— Data segment —
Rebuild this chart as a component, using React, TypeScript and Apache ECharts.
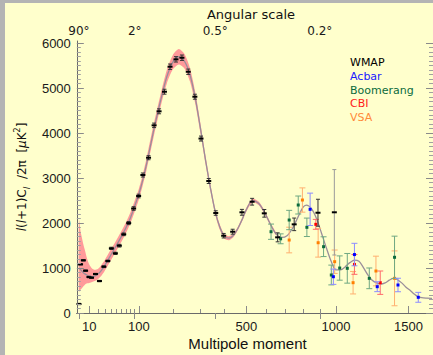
import React, { useEffect, useRef } from 'react';
import * as echarts from 'echarts';

// x axis is drawn in l^0.6 space (as in the original plot)
const POW = 0.6;
const X = (l: number) => Math.pow(l, POW);

// ---- tick labels ----
const bottomMajor = [10, 100, 500, 1000, 1500];
const bottomMinor = [20, 30, 40, 50, 60, 70, 80, 90, 200, 300, 400, 600, 700, 800, 900];
const angularL = [2, 90, 360, 900];
const angularLabels = ['90°', '2°', '0.5°', '0.2°'];
const yMajor = [0, 1000, 2000, 3000, 4000, 5000, 6000];
const yMinor = [100,200,300,400,500,600,700,800,900,1100,1200,1300,1400,1500,1600,1700,1800,1900,2100,2200,2300,2400,2500,2600,2700,2800,2900,3100,3200,3300,3400,3500,3600,3700,3800,3900,4100,4200,4300,4400,4500,4600,4700,4800,4900,5100,5200,5300,5400,5500,5600,5700,5800,5900];

// ---- theory curve ----
const curveL = [2,3,4,5,6,8,10,13,16,20,25,30,40,50,60,70,80,90,100,110,120,140,160,180,200,220,240,260,280,300,320,340,360,380,400,420,440,460,480,500,530,560,590,620,650,680,710,740,770,800,820,850,880,910,940,970,1000,1030,1060,1090,1120,1150,1180,1210,1240,1270,1300,1330,1360,1390,1420,1450,1480,1510,1540,1570,1600,1640,1680];
const curveV = [1000,960,920,890,870,840,820,810,820,860,950,1060,1290,1500,1700,1900,2120,2380,2640,2950,3300,4050,4700,5250,5580,5700,5600,5300,4780,4100,3400,2780,2250,1900,1700,1665,1730,1880,2080,2300,2500,2440,2240,1980,1760,1680,1720,1880,2120,2350,2400,2320,2100,1780,1450,1150,960,960,1030,1120,1175,1150,1010,850,730,670,645,670,730,770,740,670,580,510,430,365,340,330,325];

// ---- cosmic variance band ----
const bandL = [2,3,4,5,6,8,10,13,16,20,25,30,40,50,60,70,80,90,100,110,120,140,160,180,200,220,240,260,280,300,320,340,360,380,400,420,440,460,480,500,530,560,590,620,650];
const bandLo = [470,520,560,600,630,660,670,690,710,750,830,940,1170,1380,1580,1780,2000,2260,2520,2830,3170,3910,4560,5100,5420,5530,5440,5150,4650,3990,3310,2700,2180,1840,1650,1620,1690,1840,2040,2260,2460,2400,2200,1945,1730];
const bandHi = [2070,1800,1640,1500,1400,1200,1080,990,960,980,1070,1180,1410,1620,1820,2020,2240,2500,2760,3070,3430,4190,4840,5400,5740,5870,5760,5450,4910,4210,3490,2860,2320,1960,1750,1710,1770,1920,2120,2340,2540,2480,2280,2015,1790];

// ---- WMAP ----
const wmapL = [2,2.9,4.8,6.6,9.7,12.4,17,22.2,28.6,34.9,41,48.3,56,65,75.9,87.4,99.6,110.5,125.8,141.5,156.2,172.8,190.6,210.4,231,253.7,278.3,302,333,362,396,436,479,528,589,659,750,889,990];
const wmapV = [200,1083,1172,941,800,785,867,711,1030,1156,1438,1327,1497,1750,2000,2324,2602,3069,3454,4174,4486,4922,5478,5642,5678,5366,4811,3880,2936,2224,1719,1808,2240,2475,2217,1683,1972,2230,2240];
const wmapE = [15,15,15,15,15,15,15,15,20,20,25,25,30,30,35,40,40,45,45,50,55,55,60,60,60,60,55,55,55,50,50,55,65,75,85,100,140,300,950];

// ---- Acbar ----
const acbarL = [842, 984, 1120, 1275, 1423, 1574];
const acbarV = [2306, 807, 1300, 585, 623, 349];
const acbarE = [360, 170, 250, 110, 150, 110];

// ---- Boomerang ----
const boomL = [624, 675, 722, 773, 823, 923, 971, 1024, 1073, 1220, 1398];
const boomV = [1808, 1650, 2068, 2402, 1906, 1475, 845, 1000, 994, 771, 1239];
const boomE = [170, 110, 215, 200, 205, 220, 220, 270, 330, 230, 470];

// ---- CBI ----
const cbiL = [876, 1120, 1296];
const cbiV = [1972, 1080, 674];
const cbiE = [110, 220, 260];

// ---- VSA ----
const vsaL = [722, 797, 890, 992, 1111, 1266, 1398];
const vsaV = [1623, 2513, 1563, 1141, 674, 934, 771];
const vsaE = [285, 270, 320, 260, 250, 330, 610];

const legendNames = ['WMAP', 'Acbar', 'Boomerang', 'CBI', 'VSA'];
const legendColors = ['#000000', '#1a1aff', '#0b6b3c', '#ff1a1a', '#ff8a3a'];

const BG = '#FFFFCC';
const X_MIN = 1;
const X_MAX = 86.36;
const Y_MAX = 6050;

function nearestLabel(v: number, vals: number[], labels: string[]) {
  let bi = 0;
  let bd = Infinity;
  vals.forEach((l, i) => {
    const d = Math.abs(X(l) - v);
    if (d < bd) { bd = d; bi = i; }
  });
  return labels[bi];
}

function errSeries(name: string, L: number[], V: number[], E: number[], color: string, errColor: string, bigErrColor: string, wmap: boolean, z: number) {
  return {
    type: 'custom',
    name,
    z,
    clip: true,
    data: L.map((l, i) => [X(l), V[i], V[i] - E[i], V[i] + E[i]]),
    dimensions: ['x', 'v', 'lo', 'hi'],
    encode: { x: 0, y: [1, 2, 3] },
    renderItem: (_params: any, api: any) => {
      const xv = api.value(0);
      const p = api.coord([xv, api.value(1)]);
      const pl = api.coord([xv, api.value(2)]);
      const ph = api.coord([xv, api.value(3)]);
      const cap = wmap ? 2 : 3;
      const ec = pl[1] - ph[1] > 40 ? bigErrColor : errColor;
      const children: any[] = [
        { type: 'line', shape: { x1: p[0], y1: pl[1], x2: p[0], y2: ph[1] }, style: { stroke: ec, lineWidth: 1 } },
        { type: 'line', shape: { x1: p[0] - cap, y1: pl[1], x2: p[0] + cap, y2: pl[1] }, style: { stroke: ec, lineWidth: 1 } },
        { type: 'line', shape: { x1: p[0] - cap, y1: ph[1], x2: p[0] + cap, y2: ph[1] }, style: { stroke: ec, lineWidth: 1 } },
      ];
      if (wmap) {
        children.push({ type: 'line', shape: { x1: p[0] - 2.5, y1: p[1], x2: p[0] + 2.5, y2: p[1] }, style: { stroke: color, lineWidth: 2 } });
      } else {
        children.push({ type: 'rect', shape: { x: p[0] - 1.5, y: p[1] - 1.5, width: 3, height: 3 }, style: { fill: color } });
      }
      return { type: 'group', children };
    },
  };
}

const xBase = {
  type: 'value',
  min: X_MIN,
  max: X_MAX,
  z: 10,
  splitLine: { show: false },
};
const yBase = {
  type: 'value',
  min: 0,
  max: Y_MAX,
  z: 10,
  splitLine: { show: false },
};

export default function App() {
  const ref = useRef<HTMLDivElement>(null);
  useEffect(() => {
    const chart = echarts.init(ref.current!, null, { renderer: 'svg' });
    const option: any = {
      animation: false,
      backgroundColor: BG,
      grid: { left: 69.5, top: 38, right: 0, bottom: 42 },
      xAxis: [
        {
          ...xBase,
          position: 'bottom',
          axisLine: { show: true, lineStyle: { color: '#6a6a6a', width: 1 } },
          axisTick: { show: true, inside: true, length: 7, lineStyle: { color: '#8a8a8a' }, customValues: bottomMajor.map(X) },
          axisLabel: {
            show: true, customValues: bottomMajor.map(X), margin: 7,
            color: '#1a1a1a', fontFamily: 'Liberation Sans', fontSize: 13,
            formatter: (v: number) => nearestLabel(v, bottomMajor, bottomMajor.map(String)),
          },
        },
        {
          ...xBase,
          position: 'bottom',
          axisLine: { show: false },
          axisTick: { show: true, inside: true, length: 4, lineStyle: { color: '#8a8a8a' }, customValues: bottomMinor.map(X) },
          axisLabel: { show: false, customValues: bottomMinor.map(X) },
        },
        {
          ...xBase,
          position: 'top',
          axisLine: { show: true, lineStyle: { color: '#6a6a6a', width: 1 } },
          axisTick: { show: true, inside: true, length: 6, lineStyle: { color: '#8a8a8a' }, customValues: angularL.map(X) },
          axisLabel: {
            show: true, customValues: angularL.map(X), margin: 4,
            color: '#1a1a1a', fontFamily: 'DejaVu Sans', fontSize: 12,
            formatter: (v: number) => nearestLabel(v, angularL, angularLabels),
          },
        },
      ],
      yAxis: [
        {
          ...yBase,
          position: 'left',
          axisLine: { show: true, lineStyle: { color: '#6a6a6a', width: 1 } },
          axisTick: { show: true, inside: true, length: 7, lineStyle: { color: '#8a8a8a' }, customValues: yMajor },
          axisLabel: {
            show: true, customValues: yMajor, margin: 6, color: '#1a1a1a', fontFamily: 'Liberation Sans', fontSize: 13,
            formatter: (v: number) => String(v),
          },
          name: '{i|l}{n|(}{i|l}{n|+1)C}{s|l}{n|  /2π  [}{i|μ}{n|K}{p|2}{n|]}',
          nameLocation: 'middle',
          nameRotate: 90,
          nameGap: 40,
          nameTextStyle: {
            color: '#111', fontFamily: 'DejaVu Sans', fontSize: 12,
            rich: {
              n: { fontFamily: 'DejaVu Sans', fontSize: 12, color: '#111', lineHeight: 18, verticalAlign: 'middle' },
              i: { fontFamily: 'DejaVu Sans', fontSize: 12, fontStyle: 'italic', color: '#111', lineHeight: 18, verticalAlign: 'middle' },
              s: { fontFamily: 'DejaVu Sans', fontSize: 9, fontStyle: 'italic', color: '#111', lineHeight: 18, verticalAlign: 'bottom' },
              p: { fontFamily: 'DejaVu Sans', fontSize: 8, color: '#111', lineHeight: 18, verticalAlign: 'top' },
            },
          },
        },
        {
          ...yBase,
          position: 'left',
          axisLine: { show: false },
          axisTick: { show: true, inside: true, length: 4, lineStyle: { color: '#a0a0a0' }, customValues: yMinor },
          axisLabel: { show: false, customValues: yMinor },
        },
        {
          ...yBase,
          position: 'right',
          axisLine: { show: true, lineStyle: { color: '#6a6a6a', width: 1 } },
          axisTick: { show: true, inside: true, length: 7, lineStyle: { color: '#8a8a8a' }, customValues: yMajor },
          axisLabel: { show: false, customValues: yMajor },
        },
        {
          ...yBase,
          position: 'right',
          axisLine: { show: false },
          axisTick: { show: true, inside: true, length: 4, lineStyle: { color: '#a0a0a0' }, customValues: yMinor },
          axisLabel: { show: false, customValues: yMinor },
        },
      ],
      graphic: [
        ...legendNames.map((n, i) => ({
          type: 'text',
          x: 345,
          y: 59.5 + 13.8 * i,
          z: 100,
          style: { text: n, fill: legendColors[i], fontFamily: 'DejaVu Sans', fontSize: 11, verticalAlign: 'middle' },
        })),
        {
          type: 'text', x: 246, y: 11, z: 100,
          style: { text: 'Angular scale', fill: '#111', fontFamily: 'DejaVu Sans', fontSize: 13, align: 'center', verticalAlign: 'middle' },
        },
        {
          type: 'text', x: 242.5, y: 340.5, z: 100,
          style: { text: 'Multipole moment', fill: '#111', fontFamily: 'Liberation Sans', fontSize: 15, align: 'center', verticalAlign: 'middle' },
        },
      ],
      series: [
        {
          type: 'custom', name: 'band', z: 1, silent: true, clip: true,
          data: bandL.map((l, i) => [X(l), bandLo[i], bandHi[i]]),
          dimensions: ['x', 'lo', 'hi'],
          encode: { x: 0, y: [1, 2] },
          renderItem: (params: any, api: any) => {
            if (params.dataIndex !== 0) return { type: 'group', children: [] };
            const up = bandL.map((l, i) => api.coord([X(l), bandHi[i]]));
            const dn = bandL.map((l, i) => api.coord([X(l), bandLo[i]])).reverse();
            return {
              type: 'polygon',
              shape: { points: up.concat(dn), smooth: 0.25 },
              style: { fill: '#ff9a9a', stroke: 'none' },
            };
          },
        },
        {
          type: 'line', name: 'theory', z: 2, silent: true, symbol: 'none', smooth: 0.3,
          data: curveL.map((l, i) => [X(l), curveV[i]]),
          lineStyle: { color: '#9a8e9a', width: 1.3 },
        },
        errSeries('VSA', vsaL, vsaV, vsaE, '#ff8000', '#ffb070', '#ffb070', false, 3),
        errSeries('Boomerang', boomL, boomV, boomE, '#0b6b3c', '#6fa882', '#6fa882', false, 3),
        errSeries('CBI', cbiL, cbiV, cbiE, '#ff0000', '#ff6a6a', '#ff6a6a', false, 4),
        errSeries('Acbar', acbarL, acbarV, acbarE, '#0000ff', '#8c8cff', '#8c8cff', false, 4),
        errSeries('WMAP', wmapL, wmapV, wmapE, '#000000', '#333333', '#9a9a9a', true, 5),
      ],
    };
    chart.setOption(option);
    return () => chart.dispose();
  }, []);
  return (
    <div style={{ position: 'fixed', left: 0, top: 0, width: 433, height: 355, background: '#b4b4b4', overflow: 'hidden' }}>
      <div ref={ref} style={{ position: 'absolute', left: 5, top: 3, width: 428, height: 352, background: BG }} />
    </div>
  );
}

— Given request —
Skip every picture and return the lines above from the top through the one that contains "import * as echarts from 'echarts';".

— Exercise solution —
Rebuild this chart as a component, using React, TypeScript and Apache ECharts.
import React, { useEffect, useRef } from 'react';
import * as echarts from 'echarts';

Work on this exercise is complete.